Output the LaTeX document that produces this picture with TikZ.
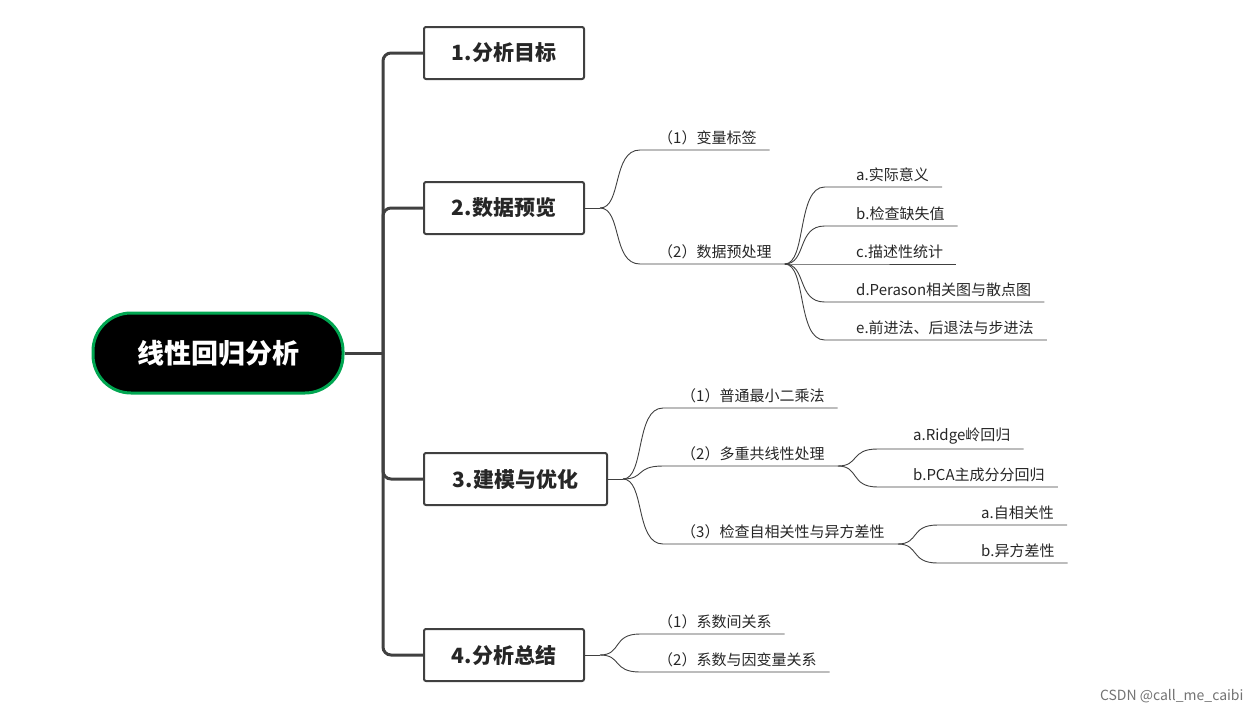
\documentclass[tikz,border=0pt]{standalone}
\usepackage{fontspec}
\setmainfont{Noto Sans CJK SC}
\begin{document}
\begin{tikzpicture}[x=1pt,y=-1pt,
  trunk/.style={line width=3pt,draw=black!75,rounded corners=8pt},
  lvl1/.style={draw=black!75,line width=2pt,rounded corners=2pt,minimum height=52pt,font=\fontsize{21}{24}\bfseries,text=black!85,anchor=west,inner xsep=0pt},
  lvl2/.style={anchor=south west,inner xsep=13pt,inner ysep=5pt,font=\fontsize{15}{18}\selectfont,text=black!85},
  br/.style={draw=black!75,line width=0.9pt}]
\useasboundingbox (0,0) rectangle (1260,715);
\node[fill=black,draw={rgb,255:red,0;green,166;blue,81},line width=3pt,rounded corners=38pt,minimum width=250pt,minimum height=80pt,text=white,font=\fontsize{27}{30}\bfseries] (root) at (218,353) {线性回归分析};
\node[lvl1,minimum width=160pt] (b1) at (423,53) {1.分析目标};
\node[lvl1,minimum width=160pt] (b2) at (423,208) {2.数据预览};
\node[lvl1,minimum width=183pt] (b3) at (423,479) {3.建模与优化};
\node[lvl1,minimum width=160pt] (b4) at (423,655) {4.分析总结};
\coordinate (t) at (383,353);
\draw[trunk] (root.east) -- (t);
\draw[trunk] (b1.west) -| (t);
\draw[trunk] (b2.west) -| (t);
\draw[trunk] (b3.west) -| (t);
\draw[trunk] (b4.west) -| (t);
% level 2
\node[lvl2] (p1) at (645,150) {（1）变量标签};
\node[lvl2] (p2) at (645,264) {（2）数据预处理};
\node[lvl2] (q1) at (843,187) {a.实际意义};
\node[lvl2] (q2) at (843,226) {b.检查缺失值};
\node[lvl2] (q3) at (843,264) {c.描述性统计};
\node[lvl2] (q4) at (843,302) {d.Perason相关图与散点图};
\node[lvl2] (q5) at (843,340) {e.前进法、后退法与步进法};
\node[lvl2] (r1) at (668,408) {（1）普通最小二乘法};
\node[lvl2] (r2) at (668,466) {（2）多重共线性处理};
\node[lvl2] (r3) at (668,544) {（3）检查自相关性与异方差性};
\node[lvl2] (s1) at (900,449) {a.Ridge岭回归};
\node[lvl2] (s2) at (900,487) {b.PCA主成分分回归};
\node[lvl2] (u1) at (968,525) {a.自相关性};
\node[lvl2] (u2) at (968,563) {b.异方差性};
\node[lvl2] (v1) at (645,634) {（1）系数间关系};
\node[lvl2] (v2) at (645,672) {（2）系数与因变量关系};
\node[anchor=east,font=\fontsize{14}{16}\selectfont,text=black!55] (wm) at (1247,696) {CSDN @call\_me\_caibi};
% branches
\def\fork#1#2#3{%
  \draw[br] (#1) -- ++(15,0) coordinate (f);
  \foreach \n in {#2} {%
    \path (f) coordinate (fa);
    \draw[br] (f) .. controls ($(f)+(22,0)$) and ($(f |- \n.south west)+(12,0)$) .. ($(f |- \n.south west)+(#3,0)$) -- (\n.south west) -- (\n.south east);
  }}
\usetikzlibrary{calc}
\draw[br] (b2.east) -- ++(15,0) coordinate (f2);
\foreach \n in {p1,p2} \draw[br] (f2) .. controls ($(f2)+(22,0)$) and ($(f2 |- \n.south west)+(12,0)$) .. ($(f2 |- \n.south west)+(40,0)$) -- (\n.south east);
\draw[br] (b3.east) -- ++(15,0) coordinate (f3);
\foreach \n in {r1,r2,r3} \draw[br] (f3) .. controls ($(f3)+(22,0)$) and ($(f3 |- \n.south west)+(12,0)$) .. ($(f3 |- \n.south west)+(40,0)$) -- (\n.south east);
\draw[br] (b4.east) -- ++(15,0) coordinate (f4);
\foreach \n in {v1,v2} \draw[br] (f4) .. controls ($(f4)+(22,0)$) and ($(f4 |- \n.south west)+(12,0)$) .. ($(f4 |- \n.south west)+(40,0)$) -- (\n.south east);
\coordinate (g2) at (p2.south east);
\foreach \n in {q1,q2,q3,q4,q5} \draw[br] (g2) .. controls ($(g2)+(22,0)$) and ($(g2 |- \n.south west)+(12,0)$) .. ($(g2 |- \n.south west)+(40,0)$) -- (\n.south east);
\coordinate (g3) at (r2.south east);
\foreach \n in {s1,s2} \draw[br] (g3) .. controls ($(g3)+(22,0)$) and ($(g3 |- \n.south west)+(12,0)$) .. ($(g3 |- \n.south west)+(40,0)$) -- (\n.south east);
\coordinate (g4) at (r3.south east);
\foreach \n in {u1,u2} \draw[br] (g4) .. controls ($(g4)+(22,0)$) and ($(g4 |- \n.south west)+(12,0)$) .. ($(g4 |- \n.south west)+(40,0)$) -- (\n.south east);
\end{tikzpicture}
\end{document}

----

To be done →
Return the listing above word for word, with the pictures removed.

Correct response →
Output the LaTeX document that produces this picture with TikZ.
\documentclass[tikz,border=0pt]{standalone}
\usepackage{fontspec}
\setmainfont{Noto Sans CJK SC}
\begin{document}
\begin{tikzpicture}[x=1pt,y=-1pt,
  trunk/.style={line width=3pt,draw=black!75,rounded corners=8pt},
  lvl1/.style={draw=black!75,line width=2pt,rounded corners=2pt,minimum height=52pt,font=\fontsize{21}{24}\bfseries,text=black!85,anchor=west,inner xsep=0pt},
  lvl2/.style={anchor=south west,inner xsep=13pt,inner ysep=5pt,font=\fontsize{15}{18}\selectfont,text=black!85},
  br/.style={draw=black!75,line width=0.9pt}]
\useasboundingbox (0,0) rectangle (1260,715);
\node[fill=black,draw={rgb,255:red,0;green,166;blue,81},line width=3pt,rounded corners=38pt,minimum width=250pt,minimum height=80pt,text=white,font=\fontsize{27}{30}\bfseries] (root) at (218,353) {线性回归分析};
\node[lvl1,minimum width=160pt] (b1) at (423,53) {1.分析目标};
\node[lvl1,minimum width=160pt] (b2) at (423,208) {2.数据预览};
\node[lvl1,minimum width=183pt] (b3) at (423,479) {3.建模与优化};
\node[lvl1,minimum width=160pt] (b4) at (423,655) {4.分析总结};
\coordinate (t) at (383,353);
\draw[trunk] (root.east) -- (t);
\draw[trunk] (b1.west) -| (t);
\draw[trunk] (b2.west) -| (t);
\draw[trunk] (b3.west) -| (t);
\draw[trunk] (b4.west) -| (t);
% level 2
\node[lvl2] (p1) at (645,150) {（1）变量标签};
\node[lvl2] (p2) at (645,264) {（2）数据预处理};
\node[lvl2] (q1) at (843,187) {a.实际意义};
\node[lvl2] (q2) at (843,226) {b.检查缺失值};
\node[lvl2] (q3) at (843,264) {c.描述性统计};
\node[lvl2] (q4) at (843,302) {d.Perason相关图与散点图};
\node[lvl2] (q5) at (843,340) {e.前进法、后退法与步进法};
\node[lvl2] (r1) at (668,408) {（1）普通最小二乘法};
\node[lvl2] (r2) at (668,466) {（2）多重共线性处理};
\node[lvl2] (r3) at (668,544) {（3）检查自相关性与异方差性};
\node[lvl2] (s1) at (900,449) {a.Ridge岭回归};
\node[lvl2] (s2) at (900,487) {b.PCA主成分分回归};
\node[lvl2] (u1) at (968,525) {a.自相关性};
\node[lvl2] (u2) at (968,563) {b.异方差性};
\node[lvl2] (v1) at (645,634) {（1）系数间关系};
\node[lvl2] (v2) at (645,672) {（2）系数与因变量关系};
\node[anchor=east,font=\fontsize{14}{16}\selectfont,text=black!55] (wm) at (1247,696) {CSDN @call\_me\_caibi};
% branches
\def\fork#1#2#3{%
  \draw[br] (#1) -- ++(15,0) coordinate (f);
  \foreach \n in {#2} {%
    \path (f) coordinate (fa);
    \draw[br] (f) .. controls ($(f)+(22,0)$) and ($(f |- \n.south west)+(12,0)$) .. ($(f |- \n.south west)+(#3,0)$) -- (\n.south west) -- (\n.south east);
  }}
\usetikzlibrary{calc}
\draw[br] (b2.east) -- ++(15,0) coordinate (f2);
\foreach \n in {p1,p2} \draw[br] (f2) .. controls ($(f2)+(22,0)$) and ($(f2 |- \n.south west)+(12,0)$) .. ($(f2 |- \n.south west)+(40,0)$) -- (\n.south east);
\draw[br] (b3.east) -- ++(15,0) coordinate (f3);
\foreach \n in {r1,r2,r3} \draw[br] (f3) .. controls ($(f3)+(22,0)$) and ($(f3 |- \n.south west)+(12,0)$) .. ($(f3 |- \n.south west)+(40,0)$) -- (\n.south east);
\draw[br] (b4.east) -- ++(15,0) coordinate (f4);
\foreach \n in {v1,v2} \draw[br] (f4) .. controls ($(f4)+(22,0)$) and ($(f4 |- \n.south west)+(12,0)$) .. ($(f4 |- \n.south west)+(40,0)$) -- (\n.south east);
\coordinate (g2) at (p2.south east);
\foreach \n in {q1,q2,q3,q4,q5} \draw[br] (g2) .. controls ($(g2)+(22,0)$) and ($(g2 |- \n.south west)+(12,0)$) .. ($(g2 |- \n.south west)+(40,0)$) -- (\n.south east);
\coordinate (g3) at (r2.south east);
\foreach \n in {s1,s2} \draw[br] (g3) .. controls ($(g3)+(22,0)$) and ($(g3 |- \n.south west)+(12,0)$) .. ($(g3 |- \n.south west)+(40,0)$) -- (\n.south east);
\coordinate (g4) at (r3.south east);
\foreach \n in {u1,u2} \draw[br] (g4) .. controls ($(g4)+(22,0)$) and ($(g4 |- \n.south west)+(12,0)$) .. ($(g4 |- \n.south west)+(40,0)$) -- (\n.south east);
\end{tikzpicture}
\end{document}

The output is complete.